Saturday, October 3, 2009

Are You Seth? vol.1

"Are you Seth?" is, apparently, a common question in the book department whenever I am not around. (Personally, I am rarely asked this, for whatever reason.) I read a lot and I write a lot about what I read - my "Warwick's Recommends" cards are in many places around the store - and many customers ask to pick my brain a bit about certain titles, share their thoughts on books we've both enjoyed, or even to ask me whether I "actually read any of these books" or to half-heartedly accuse me of plagiarizing from the New York Times - these are all great dialogues!  So, in answer to your query, "Yes, I am Seth." And these are the books I recommend.

This is the first of a regular post of extended book recommendations by yours truly. Shorter than a real book review, longer than a "Warwick's Recommends" card, I'll just enamor you with my scholarly wisdom and hope to convince you that these books are worth reading. For more on my personal reading habits, reviews (like E.L. Doctorow's Homer & Langley), rants, and reflections on bookworld trends, (plus a tad bit more foul language) visit my website, The Book Catapult.

The Financial Lives of the Poets by Jess Walter
Walter is the author of the 2007 Edgar Award winner Citizen Vince and the 2008 National Book Award Nominee, The Zero. I'm a big fan.

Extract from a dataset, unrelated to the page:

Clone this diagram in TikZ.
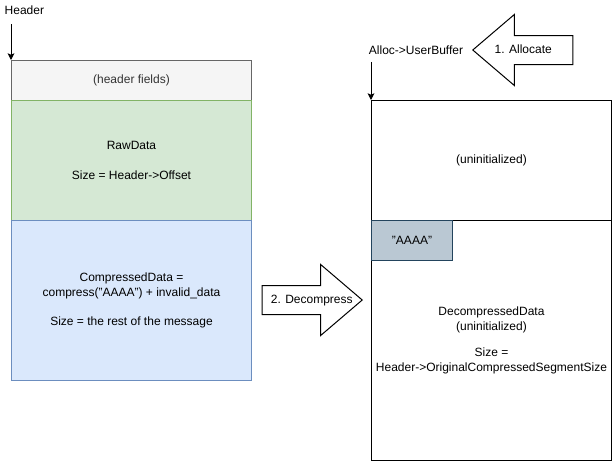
\documentclass[tikz,border=0pt]{standalone}
\usepackage{fontspec}
\setmainfont{Liberation Sans}
\usetikzlibrary{positioning,arrows.meta,shapes.arrows}

\definecolor{hdrfill}{HTML}{F5F5F5}
\definecolor{hdrline}{HTML}{666666}
\definecolor{hdrtext}{HTML}{333333}
\definecolor{rawfill}{HTML}{D5E8D4}
\definecolor{rawline}{HTML}{82B366}
\definecolor{cmpfill}{HTML}{DAE8FC}
\definecolor{cmpline}{HTML}{6C8EBF}
\definecolor{aaafill}{HTML}{BAC8D3}
\definecolor{aaaline}{HTML}{23445D}

% zero-width label, moved sideways by #1
\newcommand{\steptext}[2]{\makebox[0pt]{\kern#1#2\kern-#1}}

\begin{document}
\begin{tikzpicture}[
  x=0.75pt, y=-0.75pt,
  font=\fontsize{9}{11.25}\selectfont,
  field/.style={draw, line width=0.75pt, align=center, inner sep=0pt,
    minimum width=180pt, anchor=north west},
  hdrfield/.style={field, fill=hdrfill, draw=hdrline, text=hdrtext, minimum height=30pt},
  rawfield/.style={field, fill=rawfill, draw=rawline, minimum height=90pt},
  cmpfield/.style={field, fill=cmpfill, draw=cmpline, minimum height=120pt},
  bufpart/.style={field, fill=white},
  blockarrow/.style={single arrow, draw, line width=0.75pt, fill=white,
    minimum height=75pt, minimum width=52.5pt, text height=6.5pt, text depth=1.5pt,
    inner ysep=6.5pt, inner xsep=3pt, single arrow head extend=15.75pt,
    single arrow tip angle=81, anchor=tip},
  ptr/.style={-{Stealth[length=5pt,width=5pt,inset=1pt]}, line width=0.75pt}
]
\useasboundingbox (0,0) rectangle (612,461);

% message layout
\node[anchor=west] (hdrlabel) at (0,10) {Header};
\node[hdrfield] (hdr) at (11,60) {(header fields)};
\node[rawfield] (raw) at (11,100) {RawData\\[11pt]Size = Header->Offset};
\node[cmpfield] (cmp) at (11,220) {CompressedData =\\compress("AAAA") + invalid\_data\\[11pt]Size = the rest of the message};

% user buffer
\node (alloclabel) at (416,50) {Alloc->UserBuffer};
\node[bufpart, minimum height=90pt] (uninit) at (371,100) {(uninitialized)};
\node[bufpart, minimum height=180pt] (decomp) at (371,220) {DecompressedData\\(uninitialized)\\[8pt]Size =\\Header->OriginalCompressedSegmentSize};
\node[field, fill=aaafill, draw=aaaline, minimum width=60.75pt, minimum height=30pt] (aaaa) at (371,220) {"AAAA"};

% steps
\node[blockarrow, shape border rotate=180] (allocate) at (472,50) {\steptext{-6pt}{1. Allocate}};
\node[blockarrow] (decompress) at (363,300) {\steptext{6pt}{2. Decompress}};

\draw[ptr] ([yshift=-4pt]hdrlabel.south -| hdr.north west) -- (hdr.north west);
\draw[ptr] ([yshift=-2pt]alloclabel.south -| uninit.north west) -- (uninit.north west);

\end{tikzpicture}
\end{document}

Halfway through this cautionary tale of financial woe, as my sides ached from laughing, I thought, “I had no idea Jess Walter was so funny”. The humor is very dark and the situation is bleak for sleepless, unemployed Matt, who is in danger of losing his house, his wife, all his money, and his sanity. Before the market crash of 2008, Matt quit his job as a financial news columnist to start an ill-fated website of poetry-laced financial tips and articles called poetfolio.com.
Buffeted by fuel costs soaring
and with labor costs surging
Delta and Northwest are exploring
the possibility of merging.
Two years later, after the website tanked miserably, he returned to the journalism job he left, only to be laid off when the market ultimately bottomed out. Now Matt can't find work, the bank is threatening foreclosure, his wife has managed to shop her way into an insurmountable credit card debt (and is more than likely having an affair), his children pick fights in their expensive private school, and his father, plagued by dementia, can offer no support, as he spends his days clutching his television remote and thinking in a perpetual loop. (His favorite refrain is, "Know what I miss?" - a question with only six possible answers, among them "chipped beef", "Angie Dickinson" and "The Rockford Files".) And his financial planner tells him that he has "fiscal ebola". One fateful evening, while purchasing $9 milk at a 7-Eleven, he decides to sell pot to his middle-aged contemporaries, as a way to make the money he needs to save it all – how do you think that ends?

At turns heartbreaking and hilarious, Walter has created a moving, timely, & very human story about how quickly our lives can change & how we each handle life’s persistent curveballs just a little bit differently.